Requirement:
Repeat what the lines below say, word for word, and skip every image.

Dataset content:
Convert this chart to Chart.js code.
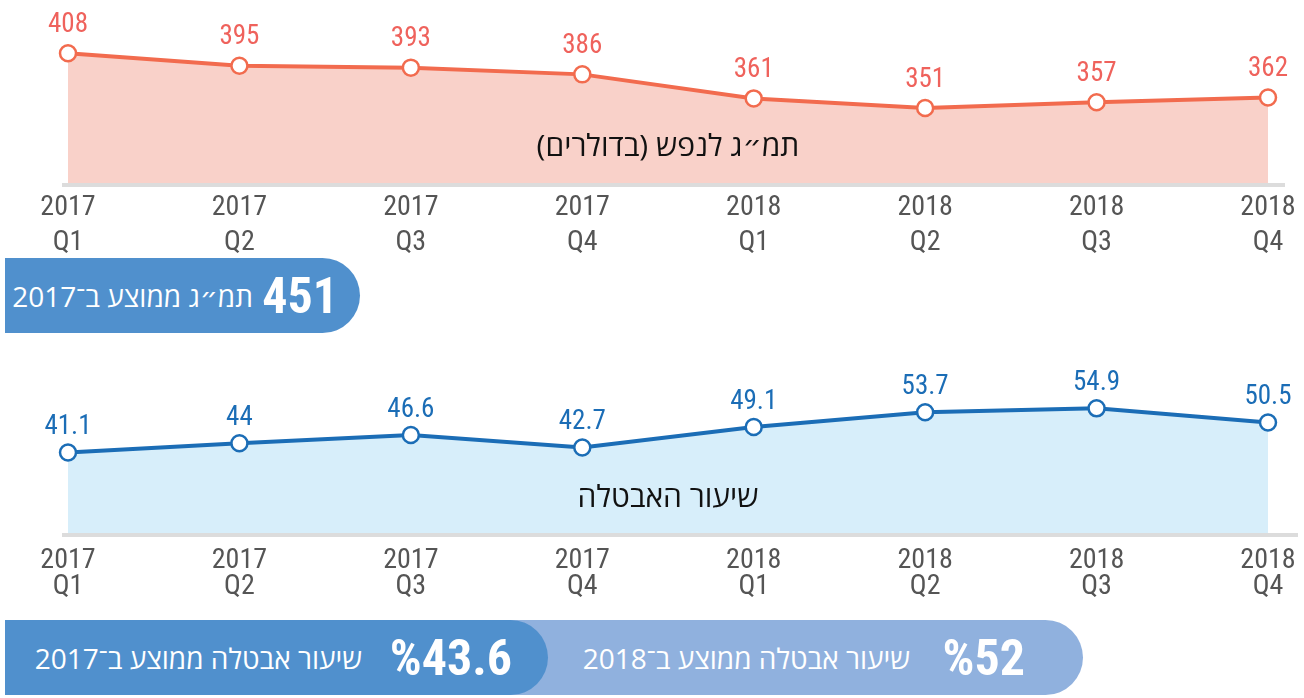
<!DOCTYPE html>
<html lang="he">
<head>
<meta charset="utf-8">
<script src="https://cdn.jsdelivr.net/npm/chart.js@4.4.1/dist/chart.umd.min.js"></script>
<style>
  body { margin: 0; width: 1304px; height: 698px; background: #fff; position: relative; overflow: hidden;
         font-family: "Open Sans", "DejaVu Sans", sans-serif; }
  canvas { position: absolute; left: 0; }
  .title { position: absolute; left: 16px; width: 1304px; text-align: center; color: #111; direction: rtl; }
  .pill { position: absolute; left: 5px; height: 75px; border-radius: 0 38px 38px 0; }
  .txt { position: absolute; top: 50%; transform: translateY(-50%); color: #fff; white-space: nowrap; }
  .num { font-family: "Roboto Condensed", "Liberation Sans Narrow", "DejaVu Sans Condensed", Roboto, sans-serif;
         font-weight: 700; font-size: 50px; direction: ltr; }
  .lbl { font-size: 28px; direction: rtl; }
</style>
</head>
<body>
<canvas id="gdpChart" width="1304" height="255" style="top:0"></canvas>
<div class="title" style="top:124px;font-size:30px">תמ״ג לנפש (בדולרים)</div>

<div class="pill" style="top:258px;width:355px;background:#5090cd">
  <span class="txt num" id="gdpAvg" style="right:22px"></span>
  <span class="txt lbl" style="right:107px">תמ״ג ממוצע ב־2017</span>
</div>

<canvas id="unempChart" width="1304" height="265" style="top:340px"></canvas>
<div class="title" style="top:475px;font-size:30px">שיעור האבטלה</div>

<div class="pill" style="top:620px;width:1078px;background:#90b1de">
  <span class="txt num" id="unemp2018" style="right:58px"></span>
  <span class="txt lbl" style="right:173px">שיעור אבטלה ממוצע ב־2018</span>
</div>
<div class="pill" style="top:620px;width:543px;background:#5090cd">
  <span class="txt num" id="unemp2017" style="right:36px"></span>
  <span class="txt lbl" style="right:186px">שיעור אבטלה ממוצע ב־2017</span>
</div>

<script>
const quarters = [
  ["2017", "Q1"], ["2017", "Q2"], ["2017", "Q3"], ["2017", "Q4"],
  ["2018", "Q1"], ["2018", "Q2"], ["2018", "Q3"], ["2018", "Q4"]
];
const gdpPerCapita = [408, 395, 393, 386, 361, 351, 357, 362];
const unemployment = [41.1, 44, 46.6, 42.7, 49.1, 53.7, 54.9, 50.5];

const avgGdp2017 = 451;
const avgUnemployment2017 = 43.6;
const avgUnemployment2018 = 52;

const condensed = '"Roboto Condensed", "Liberation Sans Narrow", "DejaVu Sans Condensed", Roboto, sans-serif';

document.getElementById("gdpAvg").textContent = String(avgGdp2017);
document.getElementById("unemp2017").textContent = "%" + avgUnemployment2017;
document.getElementById("unemp2018").textContent = "%" + avgUnemployment2018;

// value labels above each point
const valueLabels = {
  id: "valueLabels",
  afterDatasetsDraw(chart, args, opts) {
    const ctx = chart.ctx;
    const values = chart.data.datasets[0].data;
    ctx.save();
    ctx.font = "27px " + condensed;
    ctx.fillStyle = opts.color;
    ctx.textAlign = "center";
    ctx.textBaseline = "middle";
    chart.getDatasetMeta(0).data.forEach((pt, i) => {
      ctx.fillText(String(values[i]), pt.x, pt.y - opts.offset);
    });
    ctx.restore();
  }
};

// grey base line, a bit wider than the plot area
const baseLine = {
  id: "baseLine",
  beforeDatasetsDraw(chart, args, opts) {
    const { ctx, chartArea } = chart;
    ctx.save();
    ctx.fillStyle = "#dcdcdc";
    ctx.fillRect(chartArea.left - 6, chartArea.bottom, chartArea.width + opts.extra, 4);
    ctx.restore();
  }
};

function makeChart(id, values, cfg) {
  return new Chart(document.getElementById(id), {
    type: "line",
    data: {
      labels: quarters,
      datasets: [{
        data: values,
        borderColor: cfg.line,
        borderWidth: 4,
        backgroundColor: cfg.fill,
        fill: "start",
        tension: 0,
        pointRadius: 8,
        pointBorderWidth: 2.5,
        pointBackgroundColor: "#fff",
        pointBorderColor: cfg.line,
        clip: false
      }]
    },
    options: {
      responsive: false,
      devicePixelRatio: 1,
      animation: false,
      events: [],
      layout: { padding: { left: 68, right: 36, top: cfg.top, bottom: 0 } },
      plugins: {
        legend: { display: false },
        tooltip: { enabled: false },
        valueLabels: { color: cfg.label, offset: cfg.offset },
        baseLine: { extra: cfg.extra }
      },
      scales: {
        x: {
          grid: { display: false, drawTicks: true, tickLength: cfg.tickLength },
          border: { display: false },
          ticks: {
            color: "#555",
            padding: 3,
            maxRotation: 0,
            autoSkip: false,
            font: { family: condensed, size: 28, lineHeight: cfg.lineHeight }
          },
          afterFit(scale) { scale.height = 72; }
        },
        y: { display: false, min: cfg.min, max: cfg.max }
      }
    },
    plugins: [baseLine, valueLabels]
  });
}

makeChart("gdpChart", gdpPerCapita, {
  line: "#f26b4e", fill: "#f9d1c9", label: "#ef625c",
  min: 273, max: 428, top: 34, offset: 28, tickLength: 4, lineHeight: 1.25, extra: 23
});

makeChart("unempChart", unemployment, {
  line: "#1b6db6", fill: "#d7eefa", label: "#1b6db6",
  min: 16, max: 60, top: 52, offset: 25, tickLength: 12, lineHeight: 0.93, extra: 36
});
</script>
</body>
</html>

The result:
Convert this chart to Chart.js code.
<!DOCTYPE html>
<html lang="he">
<head>
<meta charset="utf-8">
<script src="https://cdn.jsdelivr.net/npm/chart.js@4.4.1/dist/chart.umd.min.js"></script>
<style>
  body { margin: 0; width: 1304px; height: 698px; background: #fff; position: relative; overflow: hidden;
         font-family: "Open Sans", "DejaVu Sans", sans-serif; }
  canvas { position: absolute; left: 0; }
  .title { position: absolute; left: 16px; width: 1304px; text-align: center; color: #111; direction: rtl; }
  .pill { position: absolute; left: 5px; height: 75px; border-radius: 0 38px 38px 0; }
  .txt { position: absolute; top: 50%; transform: translateY(-50%); color: #fff; white-space: nowrap; }
  .num { font-family: "Roboto Condensed", "Liberation Sans Narrow", "DejaVu Sans Condensed", Roboto, sans-serif;
         font-weight: 700; font-size: 50px; direction: ltr; }
  .lbl { font-size: 28px; direction: rtl; }
</style>
</head>
<body>
<canvas id="gdpChart" width="1304" height="255" style="top:0"></canvas>
<div class="title" style="top:124px;font-size:30px">תמ״ג לנפש (בדולרים)</div>

<div class="pill" style="top:258px;width:355px;background:#5090cd">
  <span class="txt num" id="gdpAvg" style="right:22px"></span>
  <span class="txt lbl" style="right:107px">תמ״ג ממוצע ב־2017</span>
</div>

<canvas id="unempChart" width="1304" height="265" style="top:340px"></canvas>
<div class="title" style="top:475px;font-size:30px">שיעור האבטלה</div>

<div class="pill" style="top:620px;width:1078px;background:#90b1de">
  <span class="txt num" id="unemp2018" style="right:58px"></span>
  <span class="txt lbl" style="right:173px">שיעור אבטלה ממוצע ב־2018</span>
</div>
<div class="pill" style="top:620px;width:543px;background:#5090cd">
  <span class="txt num" id="unemp2017" style="right:36px"></span>
  <span class="txt lbl" style="right:186px">שיעור אבטלה ממוצע ב־2017</span>
</div>

<script>
const quarters = [
  ["2017", "Q1"], ["2017", "Q2"], ["2017", "Q3"], ["2017", "Q4"],
  ["2018", "Q1"], ["2018", "Q2"], ["2018", "Q3"], ["2018", "Q4"]
];
const gdpPerCapita = [408, 395, 393, 386, 361, 351, 357, 362];
const unemployment = [41.1, 44, 46.6, 42.7, 49.1, 53.7, 54.9, 50.5];

const avgGdp2017 = 451;
const avgUnemployment2017 = 43.6;
const avgUnemployment2018 = 52;

const condensed = '"Roboto Condensed", "Liberation Sans Narrow", "DejaVu Sans Condensed", Roboto, sans-serif';

document.getElementById("gdpAvg").textContent = String(avgGdp2017);
document.getElementById("unemp2017").textContent = "%" + avgUnemployment2017;
document.getElementById("unemp2018").textContent = "%" + avgUnemployment2018;

// value labels above each point
const valueLabels = {
  id: "valueLabels",
  afterDatasetsDraw(chart, args, opts) {
    const ctx = chart.ctx;
    const values = chart.data.datasets[0].data;
    ctx.save();
    ctx.font = "27px " + condensed;
    ctx.fillStyle = opts.color;
    ctx.textAlign = "center";
    ctx.textBaseline = "middle";
    chart.getDatasetMeta(0).data.forEach((pt, i) => {
      ctx.fillText(String(values[i]), pt.x, pt.y - opts.offset);
    });
    ctx.restore();
  }
};

// grey base line, a bit wider than the plot area
const baseLine = {
  id: "baseLine",
  beforeDatasetsDraw(chart, args, opts) {
    const { ctx, chartArea } = chart;
    ctx.save();
    ctx.fillStyle = "#dcdcdc";
    ctx.fillRect(chartArea.left - 6, chartArea.bottom, chartArea.width + opts.extra, 4);
    ctx.restore();
  }
};

function makeChart(id, values, cfg) {
  return new Chart(document.getElementById(id), {
    type: "line",
    data: {
      labels: quarters,
      datasets: [{
        data: values,
        borderColor: cfg.line,
        borderWidth: 4,
        backgroundColor: cfg.fill,
        fill: "start",
        tension: 0,
        pointRadius: 8,
        pointBorderWidth: 2.5,
        pointBackgroundColor: "#fff",
        pointBorderColor: cfg.line,
        clip: false
      }]
    },
    options: {
      responsive: false,
      devicePixelRatio: 1,
      animation: false,
      events: [],
      layout: { padding: { left: 68, right: 36, top: cfg.top, bottom: 0 } },
      plugins: {
        legend: { display: false },
        tooltip: { enabled: false },
        valueLabels: { color: cfg.label, offset: cfg.offset },
        baseLine: { extra: cfg.extra }
      },
      scales: {
        x: {
          grid: { display: false, drawTicks: true, tickLength: cfg.tickLength },
          border: { display: false },
          ticks: {
            color: "#555",
            padding: 3,
            maxRotation: 0,
            autoSkip: false,
            font: { family: condensed, size: 28, lineHeight: cfg.lineHeight }
          },
          afterFit(scale) { scale.height = 72; }
        },
        y: { display: false, min: cfg.min, max: cfg.max }
      }
    },
    plugins: [baseLine, valueLabels]
  });
}

makeChart("gdpChart", gdpPerCapita, {
  line: "#f26b4e", fill: "#f9d1c9", label: "#ef625c",
  min: 273, max: 428, top: 34, offset: 28, tickLength: 4, lineHeight: 1.25, extra: 23
});

makeChart("unempChart", unemployment, {
  line: "#1b6db6", fill: "#d7eefa", label: "#1b6db6",
  min: 16, max: 60, top: 52, offset: 25, tickLength: 12, lineHeight: 0.93, extra: 36
});
</script>
</body>
</html>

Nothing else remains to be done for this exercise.